--- Begin Dataset section ---

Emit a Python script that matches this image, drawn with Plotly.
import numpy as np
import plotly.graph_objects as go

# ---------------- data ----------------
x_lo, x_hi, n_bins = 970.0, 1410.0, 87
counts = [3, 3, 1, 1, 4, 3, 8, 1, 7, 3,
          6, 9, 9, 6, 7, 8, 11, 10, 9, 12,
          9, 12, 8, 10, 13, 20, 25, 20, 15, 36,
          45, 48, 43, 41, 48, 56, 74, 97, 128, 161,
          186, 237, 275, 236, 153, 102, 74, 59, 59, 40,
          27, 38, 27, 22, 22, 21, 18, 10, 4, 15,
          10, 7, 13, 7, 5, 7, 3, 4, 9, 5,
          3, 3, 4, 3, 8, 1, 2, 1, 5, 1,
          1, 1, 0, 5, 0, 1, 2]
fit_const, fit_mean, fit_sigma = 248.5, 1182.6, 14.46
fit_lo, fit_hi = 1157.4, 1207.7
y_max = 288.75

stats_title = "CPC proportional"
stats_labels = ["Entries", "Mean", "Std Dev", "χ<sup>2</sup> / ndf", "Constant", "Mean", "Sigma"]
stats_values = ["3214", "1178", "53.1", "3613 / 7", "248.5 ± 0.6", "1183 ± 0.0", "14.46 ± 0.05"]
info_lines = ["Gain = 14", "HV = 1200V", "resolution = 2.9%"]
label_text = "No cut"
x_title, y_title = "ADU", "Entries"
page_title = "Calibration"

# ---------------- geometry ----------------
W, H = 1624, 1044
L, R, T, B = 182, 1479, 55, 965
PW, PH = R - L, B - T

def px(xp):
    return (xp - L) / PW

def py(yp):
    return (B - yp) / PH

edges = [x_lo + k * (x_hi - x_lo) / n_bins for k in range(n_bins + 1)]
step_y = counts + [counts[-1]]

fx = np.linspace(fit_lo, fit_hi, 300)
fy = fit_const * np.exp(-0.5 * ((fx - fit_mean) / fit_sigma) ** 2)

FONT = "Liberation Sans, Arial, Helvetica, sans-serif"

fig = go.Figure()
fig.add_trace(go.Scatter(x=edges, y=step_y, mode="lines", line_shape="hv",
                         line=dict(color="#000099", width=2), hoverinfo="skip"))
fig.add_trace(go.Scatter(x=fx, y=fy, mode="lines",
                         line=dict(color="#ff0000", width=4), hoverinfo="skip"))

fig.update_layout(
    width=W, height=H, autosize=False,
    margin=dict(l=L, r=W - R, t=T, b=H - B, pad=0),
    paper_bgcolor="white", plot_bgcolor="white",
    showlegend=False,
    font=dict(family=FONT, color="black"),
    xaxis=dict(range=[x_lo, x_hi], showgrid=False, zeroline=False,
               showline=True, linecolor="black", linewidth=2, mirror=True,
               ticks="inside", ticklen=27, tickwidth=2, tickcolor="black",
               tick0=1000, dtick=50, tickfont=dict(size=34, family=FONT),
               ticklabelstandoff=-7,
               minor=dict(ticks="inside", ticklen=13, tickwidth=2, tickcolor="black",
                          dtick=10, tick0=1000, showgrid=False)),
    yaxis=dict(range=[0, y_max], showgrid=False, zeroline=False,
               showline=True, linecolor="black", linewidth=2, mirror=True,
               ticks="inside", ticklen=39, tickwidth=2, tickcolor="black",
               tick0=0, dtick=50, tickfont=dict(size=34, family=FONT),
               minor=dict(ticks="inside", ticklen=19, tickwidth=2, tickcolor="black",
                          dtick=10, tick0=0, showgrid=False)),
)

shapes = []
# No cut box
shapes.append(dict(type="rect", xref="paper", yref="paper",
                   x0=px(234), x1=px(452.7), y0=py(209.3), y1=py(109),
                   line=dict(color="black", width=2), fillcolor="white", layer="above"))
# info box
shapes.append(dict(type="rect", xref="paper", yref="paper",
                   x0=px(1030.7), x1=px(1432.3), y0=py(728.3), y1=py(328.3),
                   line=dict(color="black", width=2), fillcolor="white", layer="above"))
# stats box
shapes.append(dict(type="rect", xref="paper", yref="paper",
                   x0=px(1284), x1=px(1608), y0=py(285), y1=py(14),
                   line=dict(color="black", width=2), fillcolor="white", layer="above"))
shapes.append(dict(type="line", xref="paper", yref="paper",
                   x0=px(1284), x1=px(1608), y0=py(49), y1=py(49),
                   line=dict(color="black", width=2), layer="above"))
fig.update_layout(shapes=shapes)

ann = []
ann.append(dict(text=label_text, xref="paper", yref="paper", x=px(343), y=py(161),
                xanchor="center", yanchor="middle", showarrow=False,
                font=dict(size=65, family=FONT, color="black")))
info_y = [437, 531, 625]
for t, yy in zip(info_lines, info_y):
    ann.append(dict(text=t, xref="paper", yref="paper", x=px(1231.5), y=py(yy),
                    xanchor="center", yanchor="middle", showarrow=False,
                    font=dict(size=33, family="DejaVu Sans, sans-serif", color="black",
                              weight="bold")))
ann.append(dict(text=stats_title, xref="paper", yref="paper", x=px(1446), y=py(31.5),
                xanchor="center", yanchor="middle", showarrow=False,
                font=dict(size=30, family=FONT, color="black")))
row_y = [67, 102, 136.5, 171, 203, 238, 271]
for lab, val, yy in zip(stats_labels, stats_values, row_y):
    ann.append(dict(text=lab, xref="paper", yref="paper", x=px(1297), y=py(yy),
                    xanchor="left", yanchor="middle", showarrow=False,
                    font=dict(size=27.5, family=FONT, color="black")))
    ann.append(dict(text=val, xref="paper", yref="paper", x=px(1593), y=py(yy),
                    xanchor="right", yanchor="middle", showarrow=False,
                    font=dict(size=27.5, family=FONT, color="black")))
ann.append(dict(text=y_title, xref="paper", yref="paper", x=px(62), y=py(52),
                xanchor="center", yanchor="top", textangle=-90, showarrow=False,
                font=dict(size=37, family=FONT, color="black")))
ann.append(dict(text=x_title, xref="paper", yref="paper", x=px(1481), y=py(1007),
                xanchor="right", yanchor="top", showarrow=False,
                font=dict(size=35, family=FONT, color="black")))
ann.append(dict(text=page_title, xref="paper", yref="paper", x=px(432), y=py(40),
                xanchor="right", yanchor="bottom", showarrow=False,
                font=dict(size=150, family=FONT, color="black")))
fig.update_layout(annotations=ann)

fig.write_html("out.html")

--- End Dataset section ---

Task instructions: Return nothing but the lines from the first line of the listing through the line with "y_max = 288.75", please, keeping every one of them unchanged.

Full answer:
Emit a Python script that matches this image, drawn with Plotly.
import numpy as np
import plotly.graph_objects as go

# ---------------- data ----------------
x_lo, x_hi, n_bins = 970.0, 1410.0, 87
counts = [3, 3, 1, 1, 4, 3, 8, 1, 7, 3,
          6, 9, 9, 6, 7, 8, 11, 10, 9, 12,
          9, 12, 8, 10, 13, 20, 25, 20, 15, 36,
          45, 48, 43, 41, 48, 56, 74, 97, 128, 161,
          186, 237, 275, 236, 153, 102, 74, 59, 59, 40,
          27, 38, 27, 22, 22, 21, 18, 10, 4, 15,
          10, 7, 13, 7, 5, 7, 3, 4, 9, 5,
          3, 3, 4, 3, 8, 1, 2, 1, 5, 1,
          1, 1, 0, 5, 0, 1, 2]
fit_const, fit_mean, fit_sigma = 248.5, 1182.6, 14.46
fit_lo, fit_hi = 1157.4, 1207.7
y_max = 288.75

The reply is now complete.